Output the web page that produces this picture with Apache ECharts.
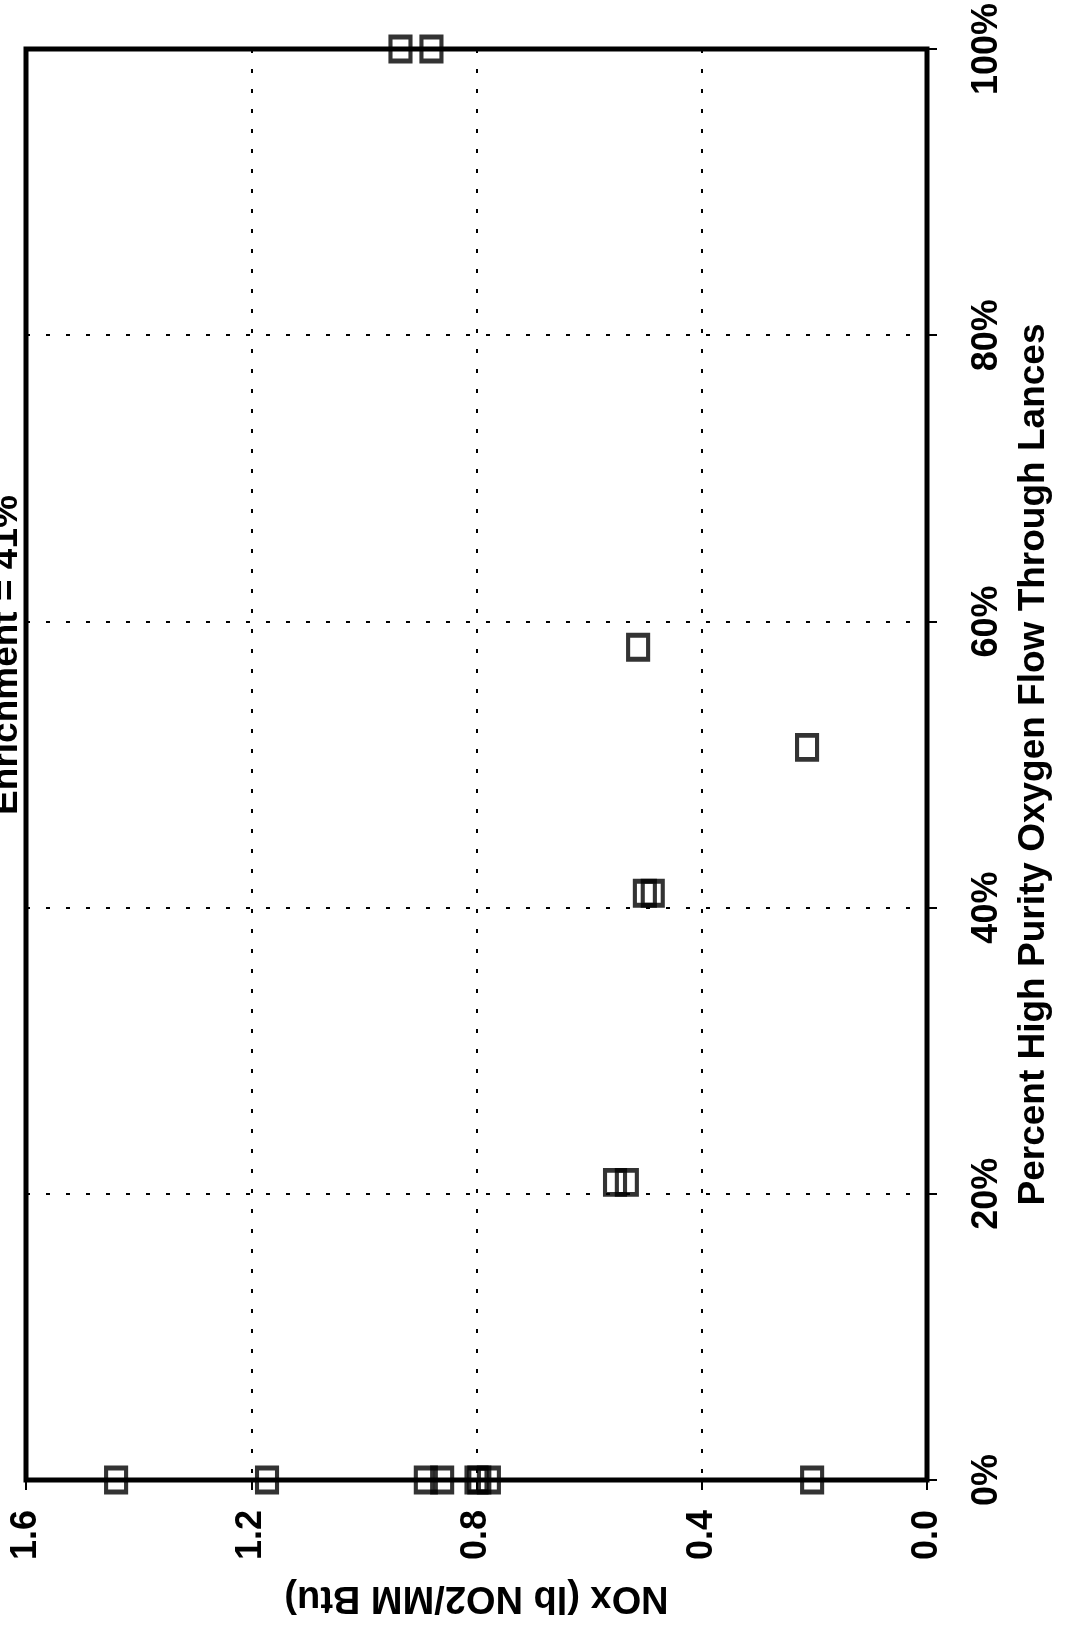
<!DOCTYPE html>
<html>
<head>
<meta charset="utf-8">
<style>
  html, body { margin: 0; padding: 0; background: #fff; }
  #chart { width: 1073px; height: 1628px; }
</style>
<script src="https://cdn.jsdelivr.net/npm/echarts@6/dist/echarts.min.js"></script>
</head>
<body>
<div id="chart"></div>
<script>
// Percent of high purity oxygen flowing through the lances, per test point
const oxygenFlowPct = [100, 100, 58.2, 51.2, 41, 41, 20.8, 20.8, 0, 0, 0, 0, 0, 0, 0, 0];
// Measured NOx (lb NO2/MM Btu), same order
const noxValues = [0.935, 0.88, 0.513, 0.213, 0.501, 0.487, 0.554, 0.533, 1.44, 1.172, 0.89, 0.861, 0.80, 0.795, 0.778, 0.204];

const noxTicks = { min: 0, max: 1.6, interval: 0.4 };
const pctTicks = { min: 0, max: 100, interval: 20 };

const titleText = 'Enrichment = 41%';
const noxAxisName = 'NOx (lb NO2/MM Btu)';
const pctAxisName = 'Percent High Purity Oxygen Flow Through Lances';

const FONT = '"Liberation Sans", Arial, Helvetica, sans-serif';

const points = noxValues.map((v, i) => [v, oxygenFlowPct[i]]);

const chart = echarts.init(document.getElementById('chart'), null, { renderer: 'canvas' });

const dotted = { color: '#000', width: 2, type: [4, 16] };

chart.setOption({
  backgroundColor: '#fff',
  animation: false,
  grid: {
    left: 26, top: 49, width: 901, height: 1431,
    show: true, borderColor: '#000', borderWidth: 5, backgroundColor: 'transparent'
  },
  xAxis: {
    type: 'value',
    position: 'bottom',
    inverse: true,
    min: noxTicks.min, max: noxTicks.max, interval: noxTicks.interval,
    axisLine: { show: false },
    axisTick: { show: true, length: 10, lineStyle: { color: '#000', width: 2 } },
    splitLine: { show: true, lineStyle: dotted },
    axisLabel: {
      rotate: 90, margin: 30,
      color: '#000', fontFamily: FONT, fontWeight: 'bold', fontSize: 36,
      formatter: v => v.toFixed(1)
    },
    name: noxAxisName,
    nameLocation: 'middle',
    nameRotate: 180,
    nameGap: 98,
    nameTextStyle: { color: '#000', fontFamily: FONT, fontWeight: 'bold', fontSize: 38 }
  },
  yAxis: {
    type: 'value',
    position: 'right',
    min: pctTicks.min, max: pctTicks.max, interval: pctTicks.interval,
    axisLine: { show: false },
    axisTick: { show: true, length: 10, lineStyle: { color: '#000', width: 2 } },
    splitLine: { show: true, lineStyle: dotted },
    axisLabel: {
      rotate: 90, margin: 42,
      color: '#000', fontFamily: FONT, fontWeight: 'bold', fontSize: 36,
      formatter: '{value}%'
    },
    name: pctAxisName,
    nameLocation: 'middle',
    nameRotate: 90,
    nameGap: 88,
    nameTextStyle: { color: '#000', fontFamily: FONT, fontWeight: 'bold', fontSize: 37 }
  },
  graphic: [{
    type: 'text',
    x: 7, y: 655,
    rotation: Math.PI / 2,
    style: {
      text: titleText,
      fill: '#000',
      font: 'bold 37px ' + FONT,
      align: 'center',
      verticalAlign: 'middle'
    }
  }],
  series: [{
    type: 'scatter',
    data: points,
    symbol: 'rect',
    symbolSize: [20, 24],
    clip: false,
    itemStyle: { color: 'transparent', borderColor: '#000', borderWidth: 4.5 },
    z: 5
  }]
});
</script>
</body>
</html>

........

What to do: Keep every word of the data as it is when you write it out, but drop the pictures.

Full response:
Output the web page that produces this picture with Apache ECharts.
<!DOCTYPE html>
<html>
<head>
<meta charset="utf-8">
<style>
  html, body { margin: 0; padding: 0; background: #fff; }
  #chart { width: 1073px; height: 1628px; }
</style>
<script src="https://cdn.jsdelivr.net/npm/echarts@6/dist/echarts.min.js"></script>
</head>
<body>
<div id="chart"></div>
<script>
// Percent of high purity oxygen flowing through the lances, per test point
const oxygenFlowPct = [100, 100, 58.2, 51.2, 41, 41, 20.8, 20.8, 0, 0, 0, 0, 0, 0, 0, 0];
// Measured NOx (lb NO2/MM Btu), same order
const noxValues = [0.935, 0.88, 0.513, 0.213, 0.501, 0.487, 0.554, 0.533, 1.44, 1.172, 0.89, 0.861, 0.80, 0.795, 0.778, 0.204];

const noxTicks = { min: 0, max: 1.6, interval: 0.4 };
const pctTicks = { min: 0, max: 100, interval: 20 };

const titleText = 'Enrichment = 41%';
const noxAxisName = 'NOx (lb NO2/MM Btu)';
const pctAxisName = 'Percent High Purity Oxygen Flow Through Lances';

const FONT = '"Liberation Sans", Arial, Helvetica, sans-serif';

const points = noxValues.map((v, i) => [v, oxygenFlowPct[i]]);

const chart = echarts.init(document.getElementById('chart'), null, { renderer: 'canvas' });

const dotted = { color: '#000', width: 2, type: [4, 16] };

chart.setOption({
  backgroundColor: '#fff',
  animation: false,
  grid: {
    left: 26, top: 49, width: 901, height: 1431,
    show: true, borderColor: '#000', borderWidth: 5, backgroundColor: 'transparent'
  },
  xAxis: {
    type: 'value',
    position: 'bottom',
    inverse: true,
    min: noxTicks.min, max: noxTicks.max, interval: noxTicks.interval,
    axisLine: { show: false },
    axisTick: { show: true, length: 10, lineStyle: { color: '#000', width: 2 } },
    splitLine: { show: true, lineStyle: dotted },
    axisLabel: {
      rotate: 90, margin: 30,
      color: '#000', fontFamily: FONT, fontWeight: 'bold', fontSize: 36,
      formatter: v => v.toFixed(1)
    },
    name: noxAxisName,
    nameLocation: 'middle',
    nameRotate: 180,
    nameGap: 98,
    nameTextStyle: { color: '#000', fontFamily: FONT, fontWeight: 'bold', fontSize: 38 }
  },
  yAxis: {
    type: 'value',
    position: 'right',
    min: pctTicks.min, max: pctTicks.max, interval: pctTicks.interval,
    axisLine: { show: false },
    axisTick: { show: true, length: 10, lineStyle: { color: '#000', width: 2 } },
    splitLine: { show: true, lineStyle: dotted },
    axisLabel: {
      rotate: 90, margin: 42,
      color: '#000', fontFamily: FONT, fontWeight: 'bold', fontSize: 36,
      formatter: '{value}%'
    },
    name: pctAxisName,
    nameLocation: 'middle',
    nameRotate: 90,
    nameGap: 88,
    nameTextStyle: { color: '#000', fontFamily: FONT, fontWeight: 'bold', fontSize: 37 }
  },
  graphic: [{
    type: 'text',
    x: 7, y: 655,
    rotation: Math.PI / 2,
    style: {
      text: titleText,
      fill: '#000',
      font: 'bold 37px ' + FONT,
      align: 'center',
      verticalAlign: 'middle'
    }
  }],
  series: [{
    type: 'scatter',
    data: points,
    symbol: 'rect',
    symbolSize: [20, 24],
    clip: false,
    itemStyle: { color: 'transparent', borderColor: '#000', borderWidth: 4.5 },
    z: 5
  }]
});
</script>
</body>
</html>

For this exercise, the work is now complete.